2. Bold creativity. This year, I will continue to express myself creatively through this blog and in freelance writing opportunities. In addition to those things, I want to begin my first book. This is will be a whole new world - scary and a lot of work - but it is something I have always wanted to do. Why wait? Details on this will be shared as progress is made. I also want to really practice my skills in the kitchen. I have a few cookbooks I’m really excited about. These will help me be less inclined to eat out, and more confident about cooking meals for Reed and I.
3. Intentional prayer. I want to make time for intentional, and specific prayer in my daily life. From declaring things over my husband, to contending for more of the Spirit in our church, I want to spend more time with the Lord, seeking and listening. This year will not be filled with empty “I’ll be praying for you” statements, but will be full of devotion and deliberate steps towards more of Jesus all around me.

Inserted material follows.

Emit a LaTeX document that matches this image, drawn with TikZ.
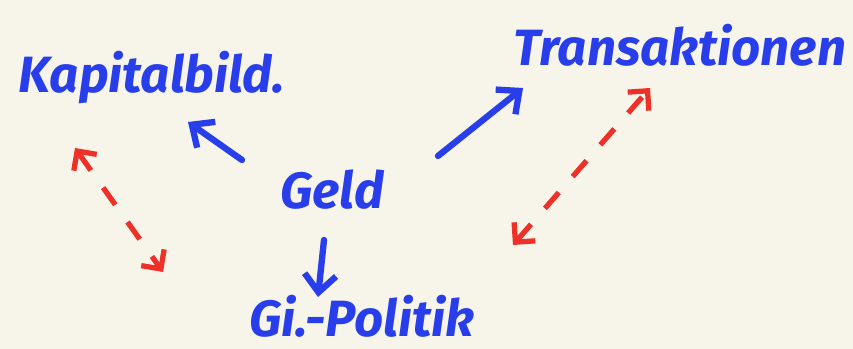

4. Discipline. Consistently working out, spending time with Jesus, and staying on schedule, are three things in which I lack discipline. These things take time, effort, and intentionality...all things that don’t often come naturally. This year will be about building discipline into my life to strengthen my weaknesses. I will be asking three people to hold me accountable and to pray for me, so I can stay focused along the way.
5. Exploring. This year, I want to see more and try more. From new food, to unfamiliar film genres, and to traveling to a new place, I want to be more concerned with experiences than with stuff. A few specifics: Ethiopian food, California Academy of Sciences, local plays, the East Coast, and indoor plants.
6. Inspiration. In my free time, I don’t want to be swallowed up by the temptation to just detach and mindlessly scroll through my phone or watch TV. I want to cultivate growth, and that happens through finding inspiration. I want to put myself around inspiring and encouraging individuals. I want to listen to more podcasts and read better books. I want to glean creative tips from cool blogs and online resources. Filling my soul with the right things, improves my mental health, my creative pursuits, and my relationships.
I really believe that in walking out these resolutions, my roles as wife, daughter, friend, sister, pastor, and writer, will grow in depth and meaning. God truly has better things ahead for us all.
What are your New Year Resolutions? What will you be leaving behind this year? May each of you continue to cultivate a life-giving and meaningful 2017.